• [Written request]
Quote the listing in full, exactly as given, minus any pictures.

• [Data segment]
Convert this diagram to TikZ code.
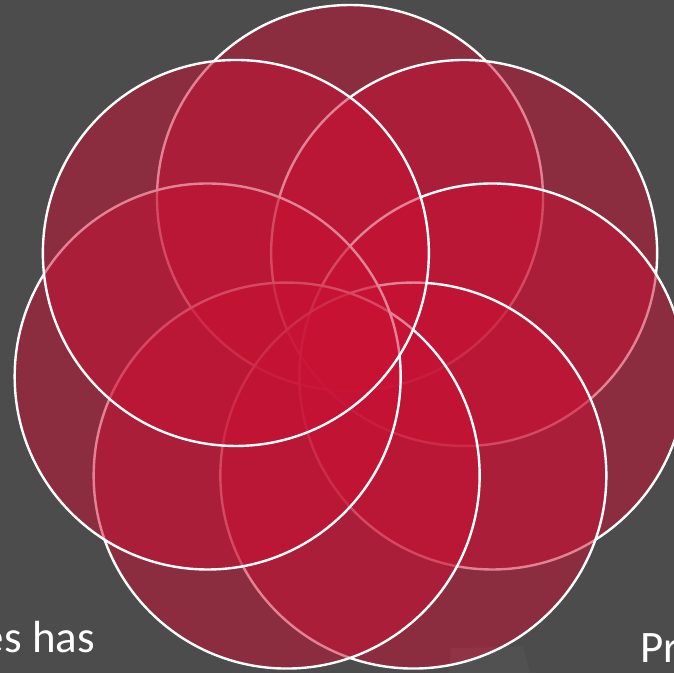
\documentclass[tikz,border=0pt]{standalone}
\usepackage{fontspec}
\setmainfont{Carlito}
\definecolor{bg}{RGB}{76,76,76}
\definecolor{petal}{RGB}{200,18,52}
\tikzset{
  petalc/.style={fill=petal, fill opacity=0.52, draw=white, draw opacity=1, line width=2.4pt},
  lbl/.style={text=white, inner sep=0pt, font=\fontsize{45}{54}\selectfont}
}
\begin{document}
\begin{tikzpicture}[x=1pt,y=-1pt]
\useasboundingbox (0,0) rectangle (674,673);
\fill[bg] (0,0) rectangle (674,673);
% seven overlapping circles, clockwise from top
\foreach \k/\nm in {0/ct,1/cur,2/cr,3/cbr,4/cbl,5/cl,6/cul}{
  \path ({350+146*sin(\k*360/7)}, {344-146*cos(\k*360/7)}) coordinate (\nm);
  \draw[petalc] (\nm) circle[radius=193];
}
% faint shape at bottom
\fill[white, opacity=0.03] (449,673) -- (451,648) -- (523,647) -- (530,673) -- cycle;
\node[lbl, anchor=base east] (t1) at (95,652) {es has};
\node[lbl, anchor=base west] (t2) at (640,662) {Pr};
\end{tikzpicture}
\end{document}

• [Reply to the exercise]
Convert this diagram to TikZ code.
\documentclass[tikz,border=0pt]{standalone}
\usepackage{fontspec}
\setmainfont{Carlito}
\definecolor{bg}{RGB}{76,76,76}
\definecolor{petal}{RGB}{200,18,52}
\tikzset{
  petalc/.style={fill=petal, fill opacity=0.52, draw=white, draw opacity=1, line width=2.4pt},
  lbl/.style={text=white, inner sep=0pt, font=\fontsize{45}{54}\selectfont}
}
\begin{document}
\begin{tikzpicture}[x=1pt,y=-1pt]
\useasboundingbox (0,0) rectangle (674,673);
\fill[bg] (0,0) rectangle (674,673);
% seven overlapping circles, clockwise from top
\foreach \k/\nm in {0/ct,1/cur,2/cr,3/cbr,4/cbl,5/cl,6/cul}{
  \path ({350+146*sin(\k*360/7)}, {344-146*cos(\k*360/7)}) coordinate (\nm);
  \draw[petalc] (\nm) circle[radius=193];
}
% faint shape at bottom
\fill[white, opacity=0.03] (449,673) -- (451,648) -- (523,647) -- (530,673) -- cycle;
\node[lbl, anchor=base east] (t1) at (95,652) {es has};
\node[lbl, anchor=base west] (t2) at (640,662) {Pr};
\end{tikzpicture}
\end{document}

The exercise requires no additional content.